Hospital drop-offs fail to hit time target

Delays in handing over patients to emergency departments are holding up ambulances, with turnaround times in Cork of particular concern.

The National Ambulance Service aims for a 20-minute turnaround, but the vast majority of ambulances coming into Cork University Hospital do not hit this target.

Ambulances that should be available to respond to emergency calls are tied up at the hospital as they hand over patients.

Cork South Central TD, Michael McGrath (FF), raised this issue in the Dáil earlier this month. He said that just 11.8% of ambulance calls at CUH were cleared in less than 20 minutes in February.

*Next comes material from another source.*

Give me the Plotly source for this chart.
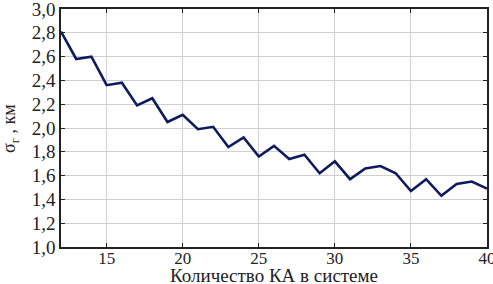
import plotly.graph_objects as go

n_sats = list(range(12, 41))
sigma_r = [2.81, 2.58, 2.60, 2.36, 2.38, 2.19, 2.25, 2.05, 2.11, 1.99, 2.01,
           1.84, 1.92, 1.76, 1.85, 1.74, 1.775, 1.62, 1.72, 1.57, 1.66, 1.68,
           1.62, 1.47, 1.57, 1.43, 1.53, 1.55, 1.49]

x_ticks = [15, 20, 25, 30, 35, 40]
y_ticks = [1.0, 1.2, 1.4, 1.6, 1.8, 2.0, 2.2, 2.4, 2.6, 2.8, 3.0]
x_title = "Количество КА в системе"
y_title = "σ<sub>г</sub> , км"

fig = go.Figure()
fig.add_trace(go.Scatter(x=n_sats, y=sigma_r, mode="lines",
                         line=dict(color="#0d1b5e", width=2.6)))

font_family = "Liberation Serif"
fig.update_layout(
    width=493, height=284,
    margin=dict(l=61, r=6, t=9, b=37, autoexpand=False),
    paper_bgcolor="white", plot_bgcolor="white",
    separators=", ",
    showlegend=False,
    font=dict(family=font_family, color="#222222"),
)
fig.update_xaxes(
    range=[12, 40], tickvals=x_ticks, tickformat=".0f",
    automargin=False, ticklabeloverflow="allow", ticklabelstandoff=-5,
    showgrid=True, gridcolor="#cfcfcf", gridwidth=1.3,
    showline=True, linecolor="#222222", linewidth=1.5, mirror="ticks",
    ticks="inside", ticklen=4, tickcolor="#222222",
    tickfont=dict(size=17, family=font_family),
    zeroline=False,
)
fig.update_yaxes(
    range=[1.0, 3.0], tickvals=y_ticks, tickformat=".1f",
    automargin=False, ticklabeloverflow="allow",
    showgrid=True, gridcolor="#cfcfcf", gridwidth=1.3,
    showline=True, linecolor="#222222", linewidth=1.5, mirror="ticks",
    ticks="inside", ticklen=4, tickcolor="#222222",
    tickfont=dict(size=19, family=font_family),
    zeroline=False,
)
fig.add_annotation(text=x_title, xref="paper", yref="paper",
                   x=0.5, y=-0.118, xanchor="center", yanchor="middle",
                   showarrow=False, font=dict(size=19, family=font_family))
fig.add_annotation(text=y_title, xref="paper", yref="paper",
                   x=-0.12, y=0.5, xanchor="center", yanchor="middle",
                   textangle=-90, showarrow=False,
                   font=dict(size=18, family=font_family))

fig.write_html("out.html", config={"displayModeBar": False},
               post_script="document.body.style.margin='0px';")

The figures for March are worse. Of the 1,143 ambulances to go to CUH in March, just 127 — or 11.1% — achieved the 20-minute turnaround target.

Data released by the HSE shows that in one instance, an ambulance at CUH took between four and five hours to turnaround.

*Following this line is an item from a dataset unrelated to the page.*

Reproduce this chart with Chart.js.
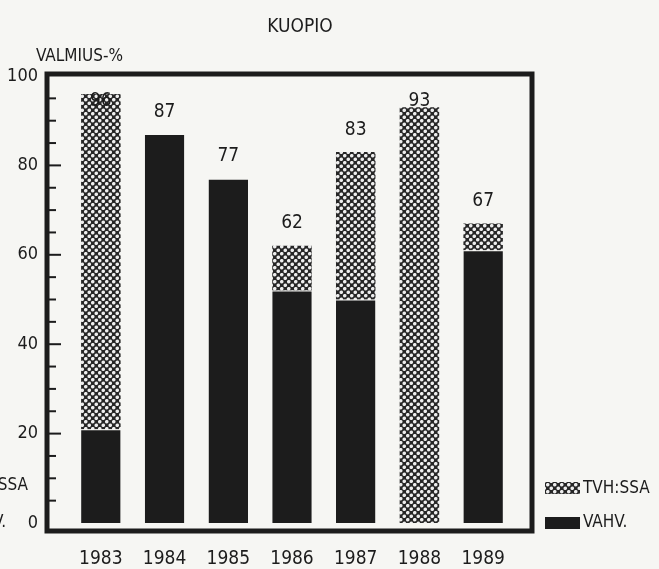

The majority of cases, (1,027 calls, representing 89.9% of the total) took an hour or less.

In 110 instances, the turnaround took between one and two hours, in four cases it took between two and three hours, and in one case the ambulance was tied up at CUH for between three and four hours.

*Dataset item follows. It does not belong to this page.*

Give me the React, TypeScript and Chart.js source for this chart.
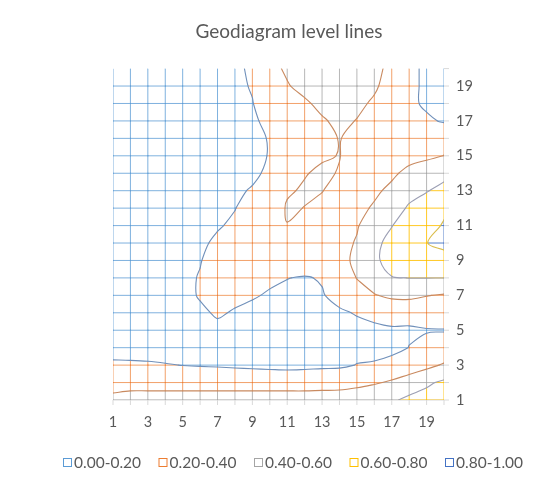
import React, { useEffect, useRef } from "react";
import { Chart, registerables } from "chart.js";

Chart.register(...registerables);

// ---------------- data ----------------
const chartTitle = "Geodiagram level lines";
const categories = [1, 2, 3, 4, 5, 6, 7, 8, 9, 10, 11, 12, 13, 14, 15, 16, 17, 18, 19, 20];
const seriesNames = [1, 2, 3, 4, 5, 6, 7, 8, 9, 10, 11, 12, 13, 14, 15, 16, 17, 18, 19, 20];
const xTickLabels = [1, 3, 5, 7, 9, 11, 13, 15, 17, 19];
const yTickLabels = [1, 3, 5, 7, 9, 11, 13, 15, 17, 19];
const levels = [0.2, 0.4, 0.6, 0.8];
const bandLabels = ["0.00-0.20", "0.20-0.40", "0.40-0.60", "0.60-0.80", "0.80-1.00"];
const bandColors = ["#5B9BD5", "#ED7D31", "#A5A5A5", "#FFC000", "#4472C4"];
const gridLineColors = [
  "rgba(91,155,213,0.78)",
  "rgba(237,125,49,0.72)",
  "rgba(165,165,165,0.8)",
  "rgba(255,192,0,0.85)",
  "rgba(68,114,196,0.9)",
];
const levelLineColors = ["#7090BA", "#C98A60", "#9C9FB4", "#DABD4C"];

// surface values: one array per series (y = 1 .. 20), values for categories x = 1 .. 20
const row01 = [0.45, 0.46, 0.46, 0.46, 0.46, 0.46, 0.46, 0.46, 0.46, 0.46, 0.46, 0.46, 0.47, 0.48, 0.5, 0.54, 0.58, 0.63, 0.67, 0.7];
const row02 = [0.325, 0.345, 0.345, 0.345, 0.345, 0.345, 0.345, 0.345, 0.345, 0.345, 0.345, 0.345, 0.343, 0.34, 0.357, 0.383, 0.42, 0.52, 0.57, 0.632];
const row03 = [0.23, 0.23, 0.225, 0.21, 0.197, 0.189, 0.182, 0.172, 0.161, 0.152, 0.144, 0.152, 0.164, 0.171, 0.205, 0.225, 0.287, 0.26, 0.349, 0.421];
const row04 = [0.13, 0.12, 0.11, 0.12, 0.15, 0.15, 0.15, 0.14, 0.13, 0.12, 0.12, 0.12, 0.13, 0.14, 0.15, 0.12, 0.129, 0.205, 0.249, 0.245];
const row05 = [0.1, 0.1, 0.1, 0.11, 0.13, 0.15, 0.16, 0.15, 0.13, 0.11, 0.1, 0.1, 0.11, 0.13, 0.16, 0.17, 0.18, 0.17, 0.19, 0.195];
const row06 = [0.1, 0.1, 0.1, 0.11, 0.13, 0.17, 0.22, 0.185, 0.15, 0.13, 0.12, 0.12, 0.14, 0.18, 0.21, 0.24, 0.27, 0.29, 0.29, 0.27];
const row07 = [0.1, 0.1, 0.11, 0.13, 0.15, 0.214, 0.25, 0.24, 0.218, 0.18, 0.17, 0.17, 0.19, 0.247, 0.33, 0.39, 0.433, 0.433, 0.406, 0.385];
const row08 = [0.1, 0.1, 0.11, 0.13, 0.15, 0.213, 0.26, 0.27, 0.25, 0.234, 0.203, 0.19, 0.21, 0.3, 0.405, 0.49, 0.59, 0.602, 0.602, 0.602];
const row09 = [0.1, 0.1, 0.11, 0.13, 0.15, 0.19, 0.29, 0.31, 0.31, 0.3, 0.29, 0.29, 0.3, 0.34, 0.44, 0.55, 0.7, 0.72, 0.74, 0.76];
const row10 = [0.1, 0.1, 0.1, 0.12, 0.14, 0.17, 0.23, 0.28, 0.31, 0.32, 0.33, 0.32, 0.32, 0.36, 0.41, 0.56, 0.65, 0.72, 0.798, 0.827];
const row11 = [0.1, 0.1, 0.1, 0.11, 0.13, 0.16, 0.185, 0.228, 0.28, 0.35, 0.395, 0.37, 0.35, 0.35, 0.39, 0.47, 0.595, 0.68, 0.76, 0.81];
const row12 = [0.08, 0.08, 0.09, 0.1, 0.11, 0.13, 0.16, 0.195, 0.28, 0.266, 0.42, 0.397, 0.36, 0.33, 0.37, 0.413, 0.54, 0.616, 0.68, 0.779];
const row13 = [0.07, 0.07, 0.08, 0.09, 0.1, 0.12, 0.15, 0.17, 0.215, 0.3, 0.38, 0.42, 0.405, 0.34, 0.34, 0.38, 0.425, 0.557, 0.591, 0.651];
const row14 = [0.06, 0.06, 0.07, 0.08, 0.09, 0.11, 0.13, 0.15, 0.165, 0.235, 0.33, 0.39, 0.43, 0.39, 0.35, 0.36, 0.38, 0.43, 0.49, 0.549];
const row15 = [0.05, 0.05, 0.06, 0.07, 0.08, 0.1, 0.12, 0.15, 0.175, 0.205, 0.28, 0.33, 0.38, 0.405, 0.32, 0.33, 0.33, 0.363, 0.37, 0.402];
const row16 = [0.05, 0.05, 0.06, 0.07, 0.08, 0.1, 0.12, 0.15, 0.18, 0.205, 0.27, 0.32, 0.36, 0.405, 0.36, 0.33, 0.31, 0.3, 0.3, 0.36];
const row17 = [0.05, 0.05, 0.06, 0.07, 0.08, 0.1, 0.13, 0.16, 0.185, 0.225, 0.29, 0.34, 0.385, 0.43, 0.395, 0.34, 0.3, 0.27, 0.23, 0.182];
const row18 = [0.05, 0.05, 0.06, 0.07, 0.08, 0.1, 0.13, 0.16, 0.195, 0.28, 0.33, 0.38, 0.435, 0.46, 0.43, 0.38, 0.33, 0.24, 0.17, 0.12];
const row19 = [0.05, 0.05, 0.06, 0.07, 0.08, 0.1, 0.13, 0.17, 0.21, 0.3, 0.39, 0.44, 0.49, 0.5, 0.48, 0.42, 0.34, 0.24, 0.17, 0.12];
const row20 = [0.05, 0.05, 0.06, 0.07, 0.08, 0.1, 0.13, 0.17, 0.225, 0.36, 0.42, 0.47, 0.5, 0.5, 0.48, 0.44, 0.36, 0.24, 0.17, 0.12];

const surface = [row01, row02, row03, row04, row05, row06, row07, row08, row09, row10,
  row11, row12, row13, row14, row15, row16, row17, row18, row19, row20];

const FONT = "Lato, 'Open Sans', 'DejaVu Sans', sans-serif";
const TEXT_COLOR = "#595959";

// ---------------- geometry from data ----------------
type Pt = { x: number; y: number };
const gap = (): Pt => ({ x: NaN, y: NaN });
const bandOf = (v: number) => levels.filter((L) => v >= L).length;

function splitSegment(out: Pt[][], x0: number, y0: number, x1: number, y1: number, a: number, b: number) {
  const ts = [0, 1];
  levels.forEach((L) => {
    if ((a >= L) !== (b >= L)) ts.push((L - a) / (b - a));
  });
  ts.sort((p, q) => p - q);
  for (let k = 0; k < ts.length - 1; k++) {
    const t0 = ts[k];
    const t1 = ts[k + 1];
    if (t1 - t0 < 1e-9) continue;
    const v = a + ((b - a) * (t0 + t1)) / 2;
    out[bandOf(v)].push(
      { x: x0 + (x1 - x0) * t0, y: y0 + (y1 - y0) * t0 },
      { x: x0 + (x1 - x0) * t1, y: y0 + (y1 - y0) * t1 },
      gap()
    );
  }
}

function buildGrid(): Pt[][] {
  const out: Pt[][] = bandColors.map(() => []);
  const nR = seriesNames.length;
  const nC = categories.length;
  // horizontal lines (the top series row shows no line in the reference)
  for (let j = 0; j < nR - 1; j++) {
    for (let i = 0; i < nC - 1; i++) {
      splitSegment(out, categories[i], seriesNames[j], categories[i + 1], seriesNames[j], surface[j][i], surface[j][i + 1]);
    }
  }
  // vertical lines
  for (let i = 0; i < nC; i++) {
    for (let j = 0; j < nR - 1; j++) {
      splitSegment(out, categories[i], seriesNames[j], categories[i], seriesNames[j + 1], surface[j][i], surface[j + 1][i]);
    }
  }
  return out;
}

function contourSegments(L: number): [Pt, Pt][] {
  const segs: [Pt, Pt][] = [];
  const up = (v: number) => v >= L;
  const cross = (xa: number, ya: number, za: number, xb: number, yb: number, zb: number): Pt | null => {
    if (up(za) === up(zb)) return null;
    const t = (L - za) / (zb - za);
    return { x: xa + (xb - xa) * t, y: ya + (yb - ya) * t };
  };
  for (let j = 0; j < seriesNames.length - 1; j++) {
    for (let i = 0; i < categories.length - 1; i++) {
      const x0 = categories[i], x1 = categories[i + 1];
      const y0 = seriesNames[j], y1 = seriesNames[j + 1];
      const z00 = surface[j][i], z10 = surface[j][i + 1];
      const z01 = surface[j + 1][i], z11 = surface[j + 1][i + 1];
      const bottom = cross(x0, y0, z00, x1, y0, z10);
      const right = cross(x1, y0, z10, x1, y1, z11);
      const top = cross(x0, y1, z01, x1, y1, z11);
      const left = cross(x0, y0, z00, x0, y1, z01);
      const hits = [bottom, right, top, left].filter((p) => p !== null) as Pt[];
      if (hits.length === 2) {
        segs.push([hits[0], hits[1]]);
      } else if (hits.length === 4) {
        const c = (z00 + z10 + z01 + z11) / 4;
        if (up(z00) !== up(c)) {
          segs.push([bottom!, left!], [right!, top!]);
        } else {
          segs.push([bottom!, right!], [top!, left!]);
        }
      }
    }
  }
  return segs;
}

// join the cell segments of one level into continuous polylines
function chainSegments(segs: [Pt, Pt][]): Pt[] {
  const key = (p: Pt) => `${Math.round(p.x * 1e6)},${Math.round(p.y * 1e6)}`;
  const map = new Map<string, number[]>();
  segs.forEach((s, idx) => {
    s.forEach((p) => {
      const k = key(p);
      if (!map.has(k)) map.set(k, []);
      map.get(k)!.push(idx);
    });
  });
  const used = segs.map(() => false);
  const out: Pt[] = [];
  const walk = (startIdx: number, startPt: Pt) => {
    const chain: Pt[] = [{ ...startPt }];
    let idx = startIdx;
    let cur = startPt;
    while (idx >= 0 && !used[idx]) {
      used[idx] = true;
      const s = segs[idx];
      const next = key(s[0]) === key(cur) ? s[1] : s[0];
      chain.push({ ...next });
      cur = next;
      const cand = (map.get(key(cur)) || []).filter((j) => !used[j]);
      idx = cand.length ? cand[0] : -1;
    }
    out.push(...chain, gap());
  };
  segs.forEach((s, idx) => {
    if (used[idx]) return;
    for (const p of s) {
      if ((map.get(key(p)) || []).length === 1) {
        walk(idx, p);
        return;
      }
    }
  });
  segs.forEach((s, idx) => {
    if (!used[idx]) walk(idx, s[0]);
  });
  return out;
}

// ---------------- decorations (axis ticks, title, legend) ----------------
const decorPlugin = {
  id: "decor",
  beforeDatasetsDraw(chart: any) {
    const { ctx } = chart;
    const xs = chart.scales.x;
    const ys = chart.scales.y;
    const yb = ys.getPixelForValue(seriesNames[0]);
    const xl = xs.getPixelForValue(categories[0]);
    const xr = xs.getPixelForValue(categories[categories.length - 1]);
    ctx.save();
    ctx.strokeStyle = "#D9D9D9";
    ctx.lineWidth = 1;
    ctx.beginPath();
    ctx.moveTo(xl, yb);
    ctx.lineTo(xr, yb);
    categories.forEach((c) => {
      const px = xs.getPixelForValue(c);
      ctx.moveTo(px, yb);
      ctx.lineTo(px, yb + 5);
    });
    seriesNames.forEach((s) => {
      const py = ys.getPixelForValue(s);
      ctx.moveTo(xr, py);
      ctx.lineTo(xr + 5, py);
    });
    ctx.stroke();
    ctx.restore();
  },
  afterDraw(chart: any) {
    const { ctx } = chart;
    ctx.save();
    // title
    ctx.fillStyle = TEXT_COLOR;
    ctx.font = `19px ${FONT}`;
    ctx.textAlign = "center";
    ctx.textBaseline = "middle";
    ctx.fillText(chartTitle, 289, 32);
    // legend
    ctx.font = `15.5px ${FONT}`;
    ctx.textAlign = "left";
    const box = 8;
    const startX = 63;
    const pitch = 95.5;
    const yc = 462;
    bandLabels.forEach((t, k) => {
      const x = startX + pitch * k;
      ctx.fillStyle = "#FFFFFF";
      ctx.fillRect(x + 0.5, yc - box / 2 + 0.5, box, box);
      ctx.strokeStyle = bandColors[k];
      ctx.lineWidth = 1;
      ctx.strokeRect(x + 0.5, yc - box / 2 + 0.5, box, box);
      ctx.fillStyle = TEXT_COLOR;
      ctx.fillText(t, x + box + 3, yc + 1);
    });
    ctx.restore();
  },
};

export default function App() {
  const canvasRef = useRef<HTMLCanvasElement | null>(null);

  useEffect(() => {
    if (!canvasRef.current) return;
    const grid = buildGrid();
    const contourSets = levels.map((L, k) => ({
      label: `level ${L}`,
      data: chainSegments(contourSegments(L)),
      borderColor: levelLineColors[k],
      borderWidth: 1.1,
      tension: 0.35,
      pointRadius: 0,
      fill: false,
      spanGaps: false,
      order: 0,
    }));
    const gridSets = bandLabels.map((lbl, k) => ({
      label: lbl,
      data: grid[k],
      borderColor: gridLineColors[k],
      borderWidth: 1,
      tension: 0,
      pointRadius: 0,
      fill: false,
      spanGaps: false,
      order: 1,
    }));

    const chart = new Chart(canvasRef.current, {
      type: "line",
      data: { datasets: [...contourSets, ...gridSets] as any },
      options: {
        animation: false,
        responsive: false,
        devicePixelRatio: 1,
        layout: { padding: { left: 113, right: 70, top: 68.6, bottom: 42 } },
        elements: { line: { borderCapStyle: "round", borderJoinStyle: "round" }, point: { radius: 0 } },
        plugins: {
          legend: { display: false },
          title: { display: false },
          tooltip: { enabled: false },
        },
        events: [],
        scales: {
          x: {
            type: "linear",
            position: "bottom",
            min: categories[0],
            max: categories[categories.length - 1],
            grid: { display: false, drawTicks: false },
            border: { display: false },
            afterBuildTicks: (s: any) => {
              s.ticks = xTickLabels.map((v) => ({ value: v }));
            },
            afterFit: (s: any) => {
              s.height = 40;
            },
            ticks: {
              autoSkip: false,
              maxRotation: 0,
              padding: 14,
              color: TEXT_COLOR,
              font: { family: FONT, size: 14.5 },
            },
          },
          y: {
            type: "linear",
            position: "right",
            min: seriesNames[0],
            max: seriesNames[seriesNames.length - 1],
            grid: { display: false, drawTicks: false },
            border: { display: false },
            afterBuildTicks: (s: any) => {
              s.ticks = yTickLabels.map((v) => ({ value: v }));
            },
            afterFit: (s: any) => {
              s.width = 40;
            },
            ticks: {
              autoSkip: false,
              padding: 12,
              color: TEXT_COLOR,
              font: { family: FONT, size: 14.5 },
            },
          },
        },
      } as any,
      plugins: [decorPlugin],
    });
    return () => chart.destroy();
  }, []);

  return (
    <div style={{ position: "fixed", left: 0, top: 0, width: 554, height: 482, background: "#FFFFFF" }}>
      <canvas ref={canvasRef} width={554} height={482} style={{ display: "block" }} />
    </div>
  );
}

Health Minister Simon Harris conceded that at a number of hospitals — CUH included — “the emergency departments are particularly busy and this can contribute significantly to delays in ambulance turnaround.

“When the emergency care system is under pressure, there is the potential for delay in the transfer of care of patients from ambulance to emergency department personnel,” he said.

“If we are serious about reducing the turnaround times, it means that we need to reduce the length of time people are spending in our emergency departments.

“We still have a long way to go, in this regard, and I look forward to talking to the INMO about recruitment of more nurses.

“We have ambitious plans in place to hire 1,208 new nurses this year, and have a number of incentives to try and assist in that regard, because it is very much interlinked with the ability of an ambulance to get in safely, hand over the patient, and get back to doing exactly what we want them to do.”

The minister also said a framework has been developed “to create a standardised approach between the National Ambulance Service and acute hospital emergency departments, which allows all parties to understand their role in the timely release of ambulance resources from acute hospitals.”